Waldick até se refere aos episódios com as mulheres, mas de forma ambígua: “E eu tive tantas mulheres na minha vida. Porque todo homem tem suas ilusões”. Em São Paulo, foi um escândalo quando se descobriu que ele estava tendo um affair com a socialite Beck Kablin. Há quem diga que uma de suas paixões mais avassaladoras foi uma prostituta paraense e que morreu dois meses depois que se conheceram. Uma relação amorosa e artisticamente duradoura foi com a cantora Claudia Barroso, que até participou, cantando ao lado de Waldick, do seu último CD, gravado no ano passado. No entanto, para quem conviveu de perto com o cantor, ele não tinha esse sentimentalismo que muitos tentarão impingir-lhe. Ao contrário, era constantemente irônico e até considerado mau-humorado para quem gostaria que ele vivesse suas composições como tristeza e empatia de um mero realista e não como descrição de relações amorosas em situações naturalistas. Hoje talvez muitos intelectuais estarão no enterro de Waldick, mas os ditos intelectuais tiveram que flexibilizar suas rasas opiniões para poder compreender que ele carregava uma outra forma de cantar, que não era a do folclore nordestino e nem a dos cult dos anos de chumbo da ditadura militar. Apesar disso, a maioria desses cantores, que não são citados nos livros oficiais, tiveram músicas censuradas.

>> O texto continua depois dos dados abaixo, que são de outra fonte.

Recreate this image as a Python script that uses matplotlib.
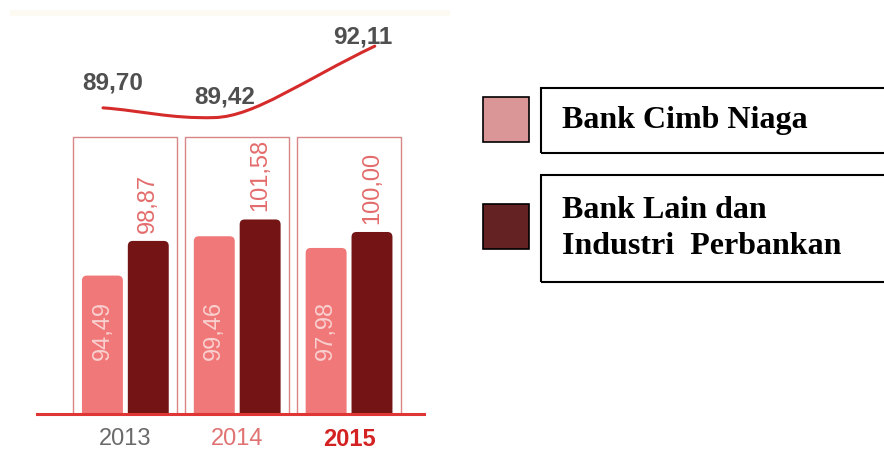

Como diz Odair José: “Só não era censurado quem não dizia nada”. A música Tortura de Amor (abaixo), de Waldick Soriano, por exemplo, foi censurada, apesar de ter sido composta e gravada em 1961, pois os militares não aceitavam que a palavra “tortura” fosse empregada em uma música.
Hoje que a noite está calma
E que minh’alma esperava por ti
Apareceste afinal
Torturando este ser que te adora
Volta fica comigo
Só mais uma noite
Quero viver junto a ti
Volta, meu amor
Fica comigo, não me desprezes
A noite é nossa
E o meu amor pertence a ti
Hoje eu quero paz
Quero ternura em nossas vidas
Quero viver por toda vida
Pensando em ti
Já em 1972, Egídio Eccio filmou Paixão de um homem, sobre a vida do cantor, e, em seguida veio O poderoso garanhão, dirigido por Antônio B. Thomé, de 1973. Waldick continuou cantando, principalmente no norte/nordeste, recebendo denominações como “música de puteiro” e “música de empregada doméstica”, mas recentemente suas músicas passaram a ser interpretadas por cantores que vão desde intelectuais da chamada MPB até remix de hip-hop. Na verdade, juntamente a outros como Odair José, Carlos Alexandre, Bartô Galeno, Genival Santos, Maurício Reis e tantos outros, Waldick Soriano é inclassificável dentro de um padrão musical melódico palatável pelo bom ouvido classe-média, não podendo ser catalogado, inclusive, no globolálico jargão “brega”.
Para quem quiser baixar músicas de Waldick pela internet, há uma amostra de músicas numa seleção que passa por toda a sua trajetória discográfica, pode baixar o último CD gravado, gravado ao vivo, ano passado, quando do documentário sobre sua vida, realizado e dirigido por Patrícia Pilar. O material internético não parece abrangente; existem algumas seleções, mas os discos originais não foram convertidos para arquivos para baixar, parece-nos. Por enquanto, para tomar aquela Da Melhor, só ouvindo no vinil…
Deixei minha cidade tão humilde e pequenina
Pra buscar felicidade e cumprir a minha sina
Eu sonhava ser cantor e ninguém acreditava em mim
Mas eu tinha o meu valor
Lutei muito e agradecido canto assim…
Conheci o Valdick na redação da Folha de S. Paulo e curtimos muitas feijoadas, altas madrugada, no Papai da São João. Ahhhh…que saudade! Era um cara fabuloso, mas também temperamental e irônico. Numa dessas feijoadas bancadas pela Beck Klabin, milionária que o Chacrinha jogou em seus braços pra pagar as contas das madrugadas depois dos programas gerados em S. Paulo, eu brinquei com ele. – Você ainda não comeu a velha. Uma hora desta ela vai estrilar e não paga mais porra nenhuma, ao que ele serenamente respondeu: Pois então tá difícil. Essa velha tem que ser comida por negão. O negão é como o urubu, é chegado numa carniça. há há há, riu estrondosamente. Saudades do Valdick e também no Papai da São João, literalmente fechado há mais de 15 anos. Aquele pedaço de São Paulo, nunca mais. Abraços
Legal, o Waldick era um cara sensacional, muito diferente desses caras exibidos, era um sujeito autêntico e amigo; pena que o viam como cantor brega de terceira categoria, quando na realidade não era nada disso.